Women building relationships that support peace: the work of Pascaline Magendo, Hub Manager for Concordis in Paoua, Central African Republic.
For those working on the ground, peacebuilding can present numerous challenges. Preventing clashes, brokering conversations between authorities, and even just ensuring one’s own security can be difficult at times.
Concordis peacebuilders work to overcome these challenges by building meaningful relationships that foster trust and empower local people, so we can walk alongside them and together transform obstacles into opportunities for creating lasting peace.
The work of Pascaline Magendo, one of Concordis’ Hub Managers in the Central African Republic, is a great example of this approach.
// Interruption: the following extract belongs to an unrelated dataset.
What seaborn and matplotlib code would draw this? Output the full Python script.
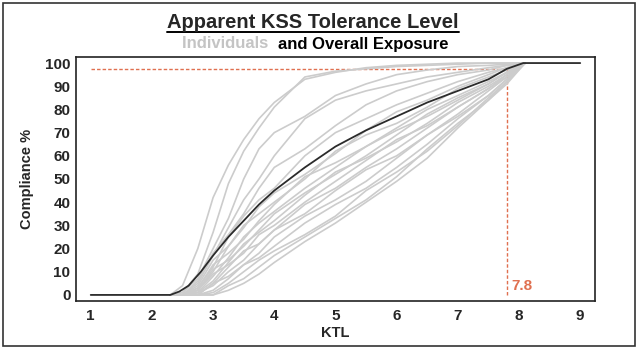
import numpy as np
import pandas as pd
import seaborn as sns
import matplotlib.pyplot as plt
from matplotlib.patches import Rectangle
from matplotlib.lines import Line2D

# KTL grid shared by the individual curves
ktl_grid = [2.3, 2.5, 2.75, 3.0, 3.25, 3.5, 3.75, 4.0, 4.5, 5.0, 5.5, 6.0, 6.5, 7.0, 7.5, 7.8, 8.1]

# individual compliance curves (%)
individuals = [
    [0, 4, 20, 42, 56, 67, 76, 83, 93, 96, 98, 99, 99.5, 100, 100, 100, 100],
    [0, 1, 9, 27, 48, 62, 72, 81, 94, 96.5, 97.5, 98.5, 99, 99.5, 100, 100, 100],
    [0, 1, 7, 20, 33, 50, 63, 70, 77, 86, 91, 95, 97, 98.5, 99, 99.5, 100],
    [0, 0, 5, 17, 29, 41, 50, 60, 76, 84, 88, 91, 94, 96, 98, 99, 100],
    [0, 0, 6, 18, 26, 35, 46, 55, 63, 73, 82, 88, 92, 95, 97, 99, 100],
    [0, 0, 3, 12, 25, 34, 41, 46, 60, 70, 76, 82, 87, 92, 96, 98, 100],
    [0, 0, 4, 15, 21, 29, 38, 44, 52, 61, 71, 79, 84, 90, 95, 98, 100],
    [0, 0, 2, 10, 21, 30, 35, 40, 50, 62, 69, 74, 81, 89, 94, 97, 100],
    [0, 0, 3, 13, 18, 24, 32, 39, 51, 57, 64, 72, 80, 86, 92, 96, 100],
    [0, 0, 1, 8, 16, 25, 31, 36, 46, 55, 64, 71, 77, 84, 91, 96, 100],
    [0, 0, 2, 11, 15, 21, 28, 35, 44, 52, 60, 69, 78, 85, 91, 96, 100],
    [0, 0, 1, 6, 14, 22, 27, 32, 43, 53, 59, 66, 74, 83, 90, 95, 100],
    [0, 0, 2, 9, 13, 18, 26, 30, 40, 49, 58, 67, 73, 81, 89, 95, 100],
    [0, 0, 0, 5, 12, 19, 22, 28, 39, 46, 55, 63, 72, 81, 89, 94, 100],
    [0, 0, 1, 4, 10, 15, 22, 28, 35, 45, 54, 60, 69, 78, 88, 94, 100],
    [0, 0, 0, 5, 8, 13, 18, 25, 34, 41, 49, 59, 69, 77, 86, 93, 100],
    [0, 0, 0, 2, 7, 13, 16, 21, 31, 39, 46, 55, 65, 76, 86, 93, 100],
    [0, 0, 0, 1, 5, 10, 15, 19, 26, 34, 45, 53, 62, 73, 85, 92, 100],
    [0, 0, 0, 0, 4, 7, 12, 17, 25, 33, 41, 51, 63, 74, 84, 92, 100],
    [0, 0, 0, 0, 2, 5, 9, 14, 23, 31, 40, 49, 59, 72, 84, 91, 100],
]

# overall exposure curve
overall_ktl = [1.0, 2.3, 2.45, 2.6, 2.8, 3.0, 3.25, 3.5, 3.75, 4.0, 4.5, 5.0, 5.5, 6.0, 6.5, 7.0, 7.5, 7.8, 8.07, 9.0]
overall_pct = [0, 0, 1.5, 4, 10, 17, 25, 32, 39, 45, 55, 64, 71, 77, 83, 88, 93, 97.5, 100, 100]

tolerance_ktl = 7.8
tolerance_pct = 97.5

rows = []
for i, ys in enumerate(individuals):
    for x, y in zip(ktl_grid, ys):
        rows.append({"KTL": x, "Compliance": y, "person": i})
df_ind = pd.DataFrame(rows)
df_all = pd.DataFrame({"KTL": overall_ktl, "Compliance": overall_pct})

sns.set_style("white")
plt.rcParams["font.family"] = ["Liberation Sans", "DejaVu Sans"]
plt.rcParams["font.weight"] = "bold"

fig = plt.figure(figsize=(6.39, 3.52), dpi=100)
ax = fig.add_axes([0.119, 0.145, 0.812, 0.693])

orange = "#e07050"
ax.plot([1, tolerance_ktl], [tolerance_pct, tolerance_pct], ls=(0, (2.5, 1.5)), color=orange, lw=1, zorder=1)
ax.plot([tolerance_ktl, tolerance_ktl], [0, tolerance_pct], ls=(0, (2.5, 1.5)), color=orange, lw=1, zorder=1)

sns.lineplot(data=df_ind, x="KTL", y="Compliance", units="person", estimator=None,
             color="#cccccc", lw=1.2, ax=ax, zorder=2)
sns.lineplot(data=df_all, x="KTL", y="Compliance", color="#2b2b2b", lw=1.3, ax=ax, zorder=3)

ax.text(tolerance_ktl + 0.08, 4, "7.8", color=orange, fontsize=11, fontweight="bold",
        ha="left", va="center")

ax.set_xlim(0.76, 9.24)
ax.set_ylim(-2.6, 102.6)
ax.set_xticks(range(1, 10))
ax.set_yticks(range(0, 101, 10))
ax.tick_params(length=0, labelsize=11)
ax.tick_params(axis="x", pad=6)
ax.tick_params(axis="y", pad=4)
for lab in ax.get_xticklabels() + ax.get_yticklabels():
    lab.set_fontweight("bold")
ax.set_xlabel("KTL", fontsize=10.5, fontweight="bold", labelpad=2)
ax.set_ylabel("Compliance %", fontsize=10.5, fontweight="bold", labelpad=8)
for s in ax.spines.values():
    s.set_color("#222222")
    s.set_linewidth(1.2)

# outer frame
fig.patches.append(Rectangle((0.005, 0.017), 0.988, 0.975, transform=fig.transFigure,
                             fill=False, edgecolor="#333333", lw=1.2))

# title with underline
title = fig.text(0.49, 0.937, "Apparent KSS Tolerance Level", ha="center", va="center",
                 fontsize=14.5, fontweight="bold")
fig.canvas.draw()
r = fig.canvas.get_renderer()
bb = title.get_window_extent(r)
fw, fh = fig.bbox.width, fig.bbox.height
fig.add_artist(Line2D([bb.x0 / fw, bb.x1 / fw], [1 - 32 / 352] * 2, color="black", lw=1.4))

# two-colour subtitle
t1 = fig.text(0, 0.875, "Individuals  ", fontsize=12, fontweight="bold", color="#c4c4c4", va="center")
t2 = fig.text(0, 0.875, "and Overall Exposure", fontsize=12, fontweight="bold", color="black", va="center")
fig.canvas.draw()
w1 = t1.get_window_extent(r).width
w2 = t2.get_window_extent(r).width
x0 = 0.493 * fw - (w1 + w2) / 2
t1.set_x(x0 / fw)
t2.set_x((x0 + w1) / fw)

fig.savefig("out.png", dpi=100)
Pascaline is our Hub Manager, in the local office, in Paoua, not far from the border with Chad. Her experience, sensitivity, and strong spirit really help, but what motivates her is the trust people put into their engagement with Concordis. While the role of Hub Managers requires a lot of logistical coordination, Pascaline’s responsibilities extend beyond traditional office duties. For her, office work “only gains real meaning when combined with fieldwork, laying a solid foundation for results.”
By working daily alongside people who live where conflict is fought and felt, she is demonstrating Concordis’ commitment to long-term engagement on the ground. By being present, she is able to relate and listen to people from all parts of the community. Whether it is meeting with Advisory Groups, guiding community dialogues for conflict prevention, or advocating with authorities, the saying "Think globally, act locally," is the central motto of her strategy. For Pascaline, “Meeting someone in distress, listening, advising, and guiding them is worth so much.”
This approach of long term presence in peacefully managing issues around seasonal cattle movement, means Concordis is credited by local authorities as experts in this field. It is one of the CAR government’s main objectives to make seasonal migration peaceful and profitable for all communities. Our teams manage a variety of activities and organise information sessions for herders. Pascaline says, “We also aid the construction of livestock parks to protect animals from theft and to ensure a steady meat supply to the community. Additionally, the taxes collected from each cattle sale contribute to public funds.” This is all done in collaboration with FACA (CAR army) soldiers and the local police, which, as Pascaline puts it, “give us the space to raise awareness during military meetings to combat illegal barriers and unauthorised taxes imposed on herders.”
We work hard to ensure the participation of women in the peace processes. As an African woman herself, Pascaline brings opportunities to build relationships with the women in Paoua, a collaboration which has significant impact on peacebuilding efforts. It is key that women are in the process “My connection with the women in the community as an African woman is such an asset. We speak in our own “women’s language”, eat together, and share and resolve issues and strategies. It encourages them to engage further in peacebuilding.”
In the bush of Konkaya, during a vaccination campaign, herder women accompanied Pascaline to show her the safest and shortest route to the vaccination park, as she was alone with her motorbike. “According to them, no woman from my community had ever ventured into that bush to greet them. My visit, 15 kilometers deep into the bush, signalled a deep respect for their work.”
These groups of women provide a strong support system for each other and enable change to happen. With her work, Pascaline empowers women as contributors to the peace process and enables their leadership to play vital roles in resolving conflicts. Receiving proper training in mediation and conflict resolution, has resulted in many women becoming Advisory Group members and, thus, local mediators.
“Training one woman as a peace actor means training her entire group, so she becomes a catalyst for change and peace.”
For example, the Concordis team in Ndim and Beboura, facilitated peace between herders and farmers by supporting women in their project to build cassava drying areas. By not only coordinating and supervising the construction but also leading the dialogue with herders, women were able to prevent crop destruction.
Yes, daily life is complicated by inaccessibility, security concerns and the poverty of the communities she works with. But Pascaline’s optimism survives, fuelled by the progress she witnesses every day. “What encourages me the most is seeing the smiles that our activities bring to the community, as well as finding people committed to success and who no longer just greet each other, but eat together, talk together, and move freely.”
These encounters give a glimpse of what she sees the future of CAR holding: a future of stability, where communities thrive together.